Royal Bank of Scotland Group (LON:RBS) has agreed to pay $500 million to settle a New York probe into its marketing of toxic mortgage-backed securities in the run-up to the financial crisis. The fine comes after the bailed-out lender recently disclosed that it had made its first annual profit in a decade.
RBS’ share price lost ground in the previous session, shedding 0.57 percent to close at 260.10p. The shares underperformed the broader UK market, with the benchmark FTSE 100 index adding 30.77 points to end the session 0.43 percent higher at 7,146.75.
RBS settles New York probe
New York Attorney General Eric Schneiderman announced the $500-million settlement with RBS yesterday, noting that the lender had agreed to pay $100 million in cash to New York State and $400 million worth of consumer relief for New York homeowners and communities. The settlement refers to “the bank’s deceptive practices and misrepresentations to investors in connection with the packaging, marketing, sale, and issuance of residential mortgage-backed securities leading up to the financial crisis”.

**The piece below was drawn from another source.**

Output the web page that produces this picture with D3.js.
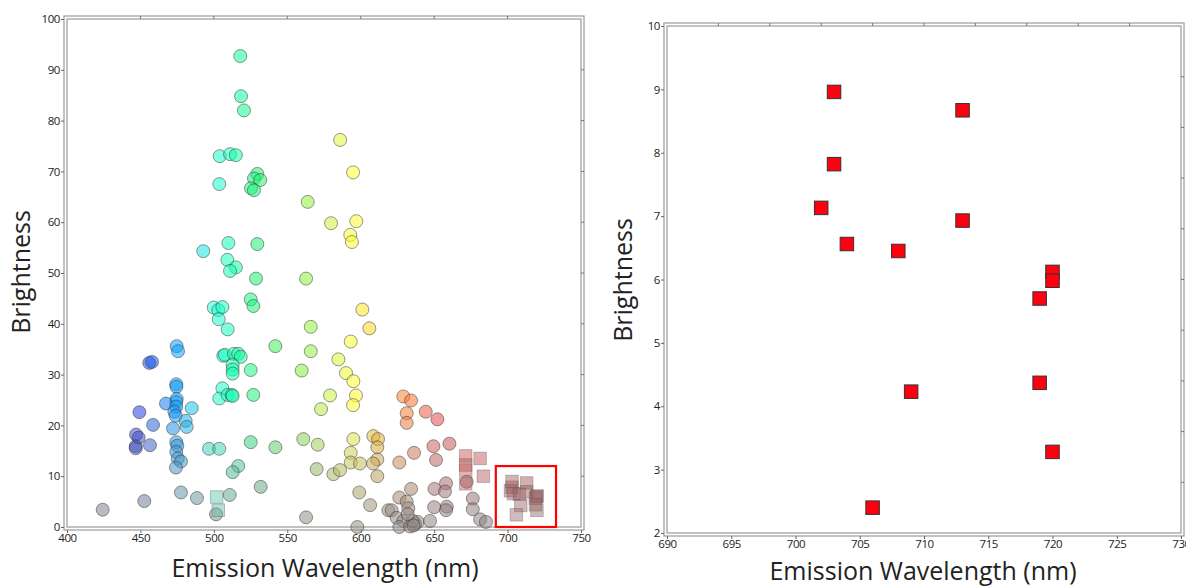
<!DOCTYPE html>
<html>
<head>
<meta charset="utf-8">
<script src="https://cdn.jsdelivr.net/npm/d3@7"></script>
<style>
  body { margin: 0; background: #fff; }
  svg { display: block; }
  text { font-family: "Open Sans", "Noto Sans", sans-serif; fill: #222; }
</style>
</head>
<body>
<div id="chart"></div>
<script>
// data
// circles (all proteins), left panel
const circleWavelength = [
  424.3, 452.6, 456, 457.9, 449.3, 458.6, 447, 448.8, 446.8, 446.8, 456.5,
  474.7, 475.6, 474.4, 474.5, 474.7, 474.4, 467.4, 474.4, 484.9, 473.1, 474, 480.8, 472.2, 481.5,
  474.4, 475.1, 474.4, 475.4, 477.6, 474.2, 477.6, 488.5, 492.8, 496.7,
  503.7, 501.5, 510.8, 499.9, 503, 505.8, 503.3, 509.4, 506.4, 507.5, 513.7, 516.6, 518.3,
  512.8, 512.8, 512.8, 525.1, 505.8, 503.7, 509.4, 512.2, 512.8, 526.9, 525.1, 541.9,
  516.6, 512.8, 531.9, 525.1, 526.9, 528.7, 562.8, 509.2, 515, 511, 509.9, 529.6,
  503.7, 504, 511, 515, 529.6, 527.3, 531.6, 525.3, 527.3, 518, 518.5, 520.5, 541.9,
  566, 566, 559.8, 563.9, 579.8, 597, 592.9, 594, 586, 594.8, 601.1, 605.9, 593.2, 584.8,
  590, 595, 596.8, 594.8, 579.1, 573, 560.9, 570.7, 570, 581.4, 585.9, 593.2, 593.2, 599.5,
  595, 608.6, 611.8, 611.3, 611.3, 608.4, 611.3, 599, 606.4, 562.8, 597.7, 618.8,
  629, 634.3, 631.3, 631.3, 644.3, 652.2, 649.5, 660.4, 651.3, 636.3, 626.3, 634.3, 626.3,
  631.3, 632.4, 621.1, 624.5, 629, 626.3, 633.6, 637, 638.8, 647.2, 635.3, 650.2, 658.1,
  657.4, 650, 658.6, 658.1, 676.3, 676.3, 681.3, 685.3, 672.2, 632, 636
];
const circleBrightness = [
  3.4, 5.1, 32.3, 32.5, 22.6, 20.1, 18.2, 17.6, 15.9, 15.5, 16.1,
  35.6, 34.6, 28.1, 27.6, 25.2, 24.6, 24.3, 23.7, 23.4, 22.7, 21.9, 20.9, 19.4, 19.7,
  16.7, 16, 14.8, 13.5, 12.9, 11.7, 6.8, 5.7, 54.3, 15.4,
  15.4, 2.5, 6.3, 43.2, 42.7, 43.3, 40.9, 38.9, 33.7, 33.9, 34.1, 34.1, 33.5,
  31.9, 31, 30.2, 30.9, 27.3, 25.3, 26, 26, 25.8, 26, 16.7, 15.7,
  12, 10.8, 7.9, 44.8, 43.5, 48.9, 48.9, 52.6, 51.1, 50.4, 55.9, 55.7,
  67.5, 73, 73.4, 73.2, 69.5, 68.6, 68.3, 66.7, 66.3, 92.7, 84.8, 82, 35.6,
  39.4, 34.6, 30.8, 64, 59.8, 60.2, 57.5, 56.1, 76.2, 69.8, 42.8, 39.1, 36.5, 33,
  30.3, 28.7, 25.9, 24, 25.9, 23.2, 17.3, 16.2, 11.4, 10.4, 11.2, 14.6, 12.7, 12.5,
  17.3, 17.9, 17.3, 15.7, 13.3, 12.5, 10, 6.8, 4.3, 1.9, 0, 3.3,
  25.7, 24.9, 22.4, 20.5, 22.7, 21.2, 15.9, 16.4, 13.2, 14.6, 12.7, 7.5, 5.8,
  5, 3.7, 3.3, 1.8, 1.2, 0, 0.1, 0.6, 1, 1.2, 1.2, 7.5, 8.6,
  7, 3.9, 4, 3.3, 5.6, 3.5, 1.5, 1, 8.9, 2.5, 0.3
];
// squares outside the highlighted region, left panel
const squareWavelength = [501.9, 503, 671.5, 671.5, 671.5, 671.5, 681.3, 683.5];
const squareBrightness = [5.9, 3.3, 14, 12.2, 11.2, 8.5, 13.5, 10];
// far-red squares, shown in both panels
const farRedWavelength = [703, 703, 702, 704, 708, 713, 713, 720, 720, 719, 719, 709, 720, 706];
const farRedBrightness = [8.96, 7.82, 7.13, 6.56, 6.45, 8.67, 6.93, 6.12, 5.98, 5.70, 4.37, 4.23, 3.28, 2.40];
// highlighted box on the left panel
const boxWavelength = [692, 733];
const boxBrightness = [0, 12];

const leftXTicks = [400, 450, 500, 550, 600, 650, 700, 750];
const leftYTicks = [0, 10, 20, 30, 40, 50, 60, 70, 80, 90, 100];
const rightXTicks = [690, 695, 700, 705, 710, 715, 720, 725, 730];
const rightYTicks = [2, 3, 4, 5, 6, 7, 8, 9, 10];

const WIDTH = 1186, HEIGHT = 586;
const FRAME = "#9a9a9a";

const svg = d3.select("#chart").append("svg")
    .attr("width", WIDTH)
    .attr("height", HEIGHT);

// colour from wavelength, greyed out when dim
const hueScale = d3.scaleLinear()
    .domain([420, 450, 475, 500, 515, 530, 560, 580, 595, 610, 630, 650, 680, 720])
    .range(["#6a4cc8", "#2038e0", "#0ea0ff", "#20ffd8", "#10ffa8", "#20f070", "#80f040",
            "#d0f040", "#ffff30", "#ffc020", "#ff8030", "#f04848", "#c83838", "#a02828"])
    .clamp(true);
const satScale = d3.scaleLinear().domain([2, 24]).range([0.08, 1]).clamp(true);
function pointColor(w, b) {
    return d3.interpolateRgb("#8a8a8a", hueScale(w))(satScale(b));
}

function drawFrame(g, x, y, topDiv, rightDiv) {
    let [x0, x1] = x.range();
    let [y1, y0] = y.range();
    g.append("rect")
        .attr("x", x0 - 3).attr("y", y0 - 3)
        .attr("width", x1 - x0 + 6).attr("height", y1 - y0 + 6)
        .attr("fill", "none").attr("stroke", FRAME).attr("stroke-width", 1.2);
    g.append("rect")
        .attr("x", x0).attr("y", y0)
        .attr("width", x1 - x0).attr("height", y1 - y0)
        .attr("fill", "none").attr("stroke", FRAME).attr("stroke-width", 1.2);

    // ticks on top and right run across the band
    let tx = d3.scaleLinear().domain([0, topDiv]).range([x0, x1]);
    g.selectAll(".ttop").data(d3.range(1, topDiv)).enter().append("line")
        .attr("x1", d => tx(d)).attr("x2", d => tx(d))
        .attr("y1", y0 - 3).attr("y2", y0)
        .attr("stroke", "#777");
    let ty = d3.scaleLinear().domain([0, rightDiv]).range([y1, y0]);
    g.selectAll(".tright").data(d3.range(1, rightDiv)).enter().append("line")
        .attr("y1", d => ty(d)).attr("y2", d => ty(d))
        .attr("x1", x1).attr("x2", x1 + 3)
        .attr("stroke", "#777");
}

function drawAxes(g, x, y, xTicks, yTicks) {
    let [x0, x1] = x.range();
    let [y1, y0] = y.range();
    let ax = g.append("g")
        .attr("transform", `translate(0, ${y1 + 3})`)
        .call(d3.axisBottom(x).tickValues(xTicks).tickSize(3).tickPadding(1).tickFormat(d3.format("d")));
    let ay = g.append("g")
        .attr("transform", `translate(${x0 - 3}, 0)`)
        .call(d3.axisLeft(y).tickValues(yTicks).tickSize(3).tickPadding(1).tickFormat(d3.format("d")));
    [ax, ay].forEach(a => {
        a.select(".domain").remove();
        a.selectAll(".tick line").attr("stroke", "#666");
        a.selectAll(".tick text")
            .style("font-family", "'Open Sans', sans-serif")
            .style("font-size", "11.5px")
            .style("letter-spacing", "-0.4px")
            .attr("fill", "#333");
    });
}

function axisTitles(g, cx, cy, bx, by) {
    g.append("text")
        .attr("transform", `translate(${cx}, ${cy}) rotate(-90)`)
        .style("text-anchor", "middle")
        .style("font-size", "25px")
        .text("Brightness");
    g.append("text")
        .attr("x", bx).attr("y", by)
        .style("text-anchor", "middle")
        .style("font-size", "25px")
        .text("Emission Wavelength (nm)");
}

// ---------- left panel ----------
let x1 = d3.scaleLinear().domain([400, 750]).range([67, 581]);
let y1 = d3.scaleLinear().domain([0, 100]).range([527, 19]);
let left = svg.append("g");

drawFrame(left, x1, y1, 7, 10);
drawAxes(left, x1, y1, leftXTicks, leftYTicks);

let circles = circleWavelength.map((w, i) => ({w: w, b: circleBrightness[i]}));
left.selectAll("circle.pt").data(circles).enter()
    .append("circle")
    .attr("class", "pt")
    .attr("cx", d => x1(d.w))
    .attr("cy", d => y1(d.b))
    .attr("r", 6.5)
    .attr("fill", d => pointColor(d.w, d.b))
    .attr("fill-opacity", 0.55)
    .attr("stroke", "#333")
    .attr("stroke-opacity", 0.5);

let squares = squareWavelength.map((w, i) => ({w: w, b: squareBrightness[i]}))
    .concat(farRedWavelength.map((w, i) => ({w: w, b: farRedBrightness[i]})));
const SQ1 = 12.5;
left.selectAll("rect.sq").data(squares).enter()
    .append("rect")
    .attr("class", "sq")
    .attr("x", d => x1(d.w) - SQ1 / 2)
    .attr("y", d => y1(d.b) - SQ1 / 2)
    .attr("width", SQ1).attr("height", SQ1)
    .attr("fill", d => pointColor(d.w, d.b + 6))
    .attr("fill-opacity", 0.45)
    .attr("stroke", "#555")
    .attr("stroke-opacity", 0.35);

left.append("rect")
    .attr("x", x1(boxWavelength[0]))
    .attr("y", y1(boxBrightness[1]))
    .attr("width", x1(boxWavelength[1]) - x1(boxWavelength[0]))
    .attr("height", y1(boxBrightness[0]) - y1(boxBrightness[1]))
    .attr("fill", "none")
    .attr("stroke", "#ff0000")
    .attr("stroke-width", 2.2);

axisTitles(left, 30, 272, 325, 577);

// ---------- right panel ----------
let x2 = d3.scaleLinear().domain([690, 730]).range([667, 1181]);
let y2 = d3.scaleLinear().domain([2, 10]).range([533, 26]);
let right = svg.append("g");

drawFrame(right, x2, y2, 10, 10);
drawAxes(right, x2, y2, rightXTicks, rightYTicks);

let farRed = farRedWavelength.map((w, i) => ({w: w, b: farRedBrightness[i]}));
const SQ2 = 13.5;
right.selectAll("rect.sq").data(farRed).enter()
    .append("rect")
    .attr("class", "sq")
    .attr("x", d => x2(d.w) - SQ2 / 2)
    .attr("y", d => y2(d.b) - SQ2 / 2)
    .attr("width", SQ2).attr("height", SQ2)
    .attr("fill", "#ff0010")
    .attr("stroke", "#333")
    .attr("stroke-width", 1);

axisTitles(right, 632, 280, 923, 580);
</script>
</body>
</html>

RBS marks the sixth large financial institution to settle with Attorney General Schneiderman’s office since he was appointed co-chair of the RMBS Working Group by President Obama in 2012.
Justice Department fine still pending
Bloomberg noted in its coverage of the news that the deal had boosted the lender’s US settlement costs so far to $6 billion in less than a year for bundling dubious mortgages into top-rated securities and pitching them to investors in 2006 to 2008, before the housing bubble burst. RBS, however, still has to settle a probe with the US Department of Justice, and is thought to be moving closer to a fine. Last month, the lender disclosed that it had booked another £442 million for the fine, taking its total provision for upcoming settlements to £3.2 billion.